When asked whether he was hopeful for the new school board, Ramsey said, “They’ll find their place, but at the end of the day, they’re going to be a board member. Everyone comes in wanting to be a change agent, but you can’t change things overnight.”
Ramsey also leaves a school district in which there is increasing friction over the presence of charter schools versus traditional schools. During the Nov. 12 school board meeting, more than 200 charter supporters demanded a larger, permanent facility.

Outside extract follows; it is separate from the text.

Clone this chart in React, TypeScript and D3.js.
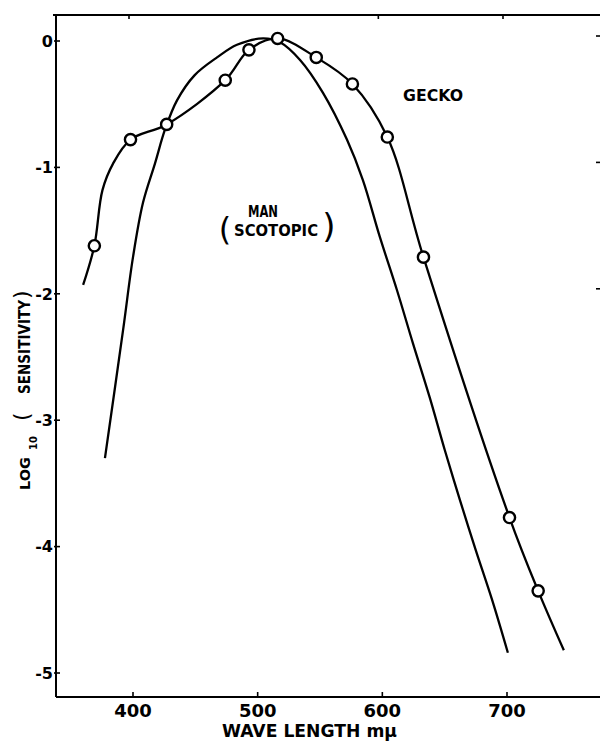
import * as d3 from "d3"

// gecko measurements (circles)
const geckoWave = [369, 398, 427, 474, 493, 516, 547, 576, 604, 633, 702, 725]
const geckoLog = [-1.62, -0.78, -0.66, -0.31, -0.07, 0.02, -0.13, -0.34, -0.76, -1.71, -3.77, -4.35]

// hand-drawn gecko curve
const geckoCurveWave = [360, 369, 375.5, 384, 398, 427, 474, 493, 516, 547, 576, 604, 633, 702, 725, 745.6]
const geckoCurveLog = [-1.93, -1.62, -1.18, -0.97, -0.78, -0.66, -0.31, -0.07, 0.02, -0.13, -0.34, -0.76, -1.71, -3.77, -4.35, -4.82]

// man (scotopic) curve
const manWave = [
  377.5, 392, 400, 408, 417.6, 425.7, 435.3, 449.5, 467.4, 483.4, 504.3, 517.9, 534, 552.4, 571.6, 584.4, 598,
  611.7, 624.5, 638, 650.2, 662.2, 675, 688, 700.7,
]
const manLog = [
  -3.3, -2.29, -1.71, -1.28, -0.97, -0.7, -0.47, -0.27, -0.13, -0.03, 0.02, -0.01, -0.15, -0.41, -0.78, -1.1, -1.55,
  -1.97, -2.39, -2.82, -3.24, -3.63, -4.03, -4.42, -4.84,
]

const xTicks = [400, 500, 600, 700]
const topTicks = [400, 600, 700]
const yTicks = [0, -1, -2, -3, -4, -5]
const rightTicks = [0, -1, -2]

const W = 600
const H = 742
const FONT = "'DejaVu Sans', sans-serif"

export default function App() {
  const x = d3.scaleLinear().domain([400, 700]).range([133, 507])
  const y = d3.scaleLinear().domain([0, -5]).range([41, 673])

  const left = 56
  const top = 15
  const bottom = 697
  const right = 600

  const line = d3
    .line<[number, number]>()
    .x((d) => x(d[0]))
    .y((d) => y(d[1]))
    .curve(d3.curveCatmullRom.alpha(0.5))

  const geckoPath = line(geckoCurveWave.map((w, i) => [w, geckoCurveLog[i]]))
  const manPath = line(manWave.map((w, i) => [w, manLog[i]]))

  return (
    <svg
      width={W}
      height={H}
      style={{ position: "absolute", left: 0, top: 0, background: "#fff" }}
      fontFamily={FONT}
      fontWeight="bold"
    >
      {/* frame */}
      <line x1={53} y1={top} x2={right} y2={top} stroke="#000" strokeWidth={2.2} />
      <line x1={left} y1={top} x2={left} y2={bottom} stroke="#000" strokeWidth={2} />
      <line x1={left} y1={bottom} x2={right} y2={bottom} stroke="#000" strokeWidth={2.2} />

      {/* y ticks */}
      {yTicks.map((t) => (
        <g key={t}>
          <line x1={left - 2} y1={y(t)} x2={left + 4} y2={y(t)} stroke="#000" strokeWidth={1.6} />
          <text x={53} y={y(t)} dy="0.36em" textAnchor="end" fontSize={16}>
            {t === 0 ? "0" : `-${Math.abs(t)}`}
          </text>
        </g>
      ))}
      {rightTicks.map((t) => (
        <line key={t} x1={right - 4} y1={y(t) - 5} x2={right} y2={y(t) - 5} stroke="#000" strokeWidth={1.6} />
      ))}

      {/* x ticks */}
      {xTicks.map((t) => (
        <g key={t}>
          <line x1={x(t)} y1={bottom} x2={x(t)} y2={bottom - 5} stroke="#000" strokeWidth={1.6} />
          <text x={x(t)} y={717} textAnchor="middle" fontSize={18}>
            {t}
          </text>
        </g>
      ))}
      {topTicks.map((t) => (
        <line key={t} x1={x(t) - 4} y1={top} x2={x(t) - 4} y2={top + 4} stroke="#000" strokeWidth={1.6} />
      ))}

      {/* axis titles */}
      <text x={222} y={737} fontSize={18} textLength={175} lengthAdjust="spacingAndGlyphs">
        WAVE LENGTH mμ
      </text>
      <g fontSize={14}>
        <text transform="translate(30,490) rotate(-90)" textLength={33} lengthAdjust="spacingAndGlyphs">
          LOG
        </text>
        <text transform="translate(37,450) rotate(-90)" fontSize={10}>
          10
        </text>
        <text transform="translate(29,421) rotate(-90)" fontSize={22} fontWeight="normal">
          (
        </text>
        <text transform="translate(30,394) rotate(-90)" fontSize={15} textLength={94} lengthAdjust="spacingAndGlyphs">
          SENSITIVITY
        </text>
        <text transform="translate(29,299) rotate(-90)" fontSize={22} fontWeight="normal">
          )
        </text>
      </g>

      {/* curves */}
      <path d={manPath ?? ""} fill="none" stroke="#000" strokeWidth={2.3} />
      <path d={geckoPath ?? ""} fill="none" stroke="#000" strokeWidth={2.3} />

      {geckoWave.map((w, i) => (
        <circle key={w} cx={x(w)} cy={y(geckoLog[i])} r={5.6} fill="#fff" stroke="#000" strokeWidth={2.4} />
      ))}

      {/* labels */}
      <text x={403} y={101} fontSize={16} textLength={60} lengthAdjust="spacingAndGlyphs">
        GECKO
      </text>
      <text x={248} y={217} fontSize={16} textLength={30} lengthAdjust="spacingAndGlyphs">
        MAN
      </text>
      <text x={234} y={236} fontSize={16} textLength={84} lengthAdjust="spacingAndGlyphs">
        SCOTOPIC
      </text>
      <text x={225} y={240} fontSize={32} textAnchor="middle" fontWeight="normal">
        (
      </text>
      <text x={329} y={238} fontSize={34} textAnchor="middle" fontWeight="normal">
        )
      </text>
    </svg>
  )
}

Although he says he does not believe charter schools will be effective, Ramsey understands the need for parents and community members to have alternatives.
“You can’t stop the tsunami, you let it happen, and then ten years from now we’ll see what happens,” he said.
At the Nov. meeting, the Board denied a motion to pay a $350,000 contract for Ramsey’s legal fees for the Securities and Exchange Commission’s ongoing investigation into the school district’s bond program.
During the Board’s discussion on whether or not to cover Ramsey’s legal fees, audience members objected. “Think about the money you are taking away from our children. Our children are not a dollar sign,” said one district parent.
The bond program has resulted in $1.6 billion since 1998 to cover school construction and rebuilding costs. Ramsey and Kronenberg have both been subpoenaed as a result of the SEC investigation. Both Ramsey and Kronenberg have denied any wrongdoing.
Although Ramsey respects the board’s decision not to pay for his legal fees, he finds it “puzzling.” He added, “At the end of the day, life goes on.”
As for the future, Ramsey, who has two daughters, plans to stay in Richmond. “Richmond’s a great place but it’s not for everyone, my girlfriend hates it and she wants out,” he said.
“I’m from here so I don’t want to be in San Francisco, I don’t want to be in LA, I don’t want to be in San Jose, I don’t want to be in San Diego, I just want to be around where I grew up and that’s Richmond,” said Ramsey.
“I’m just a local guy with a lot of local love for the local people.”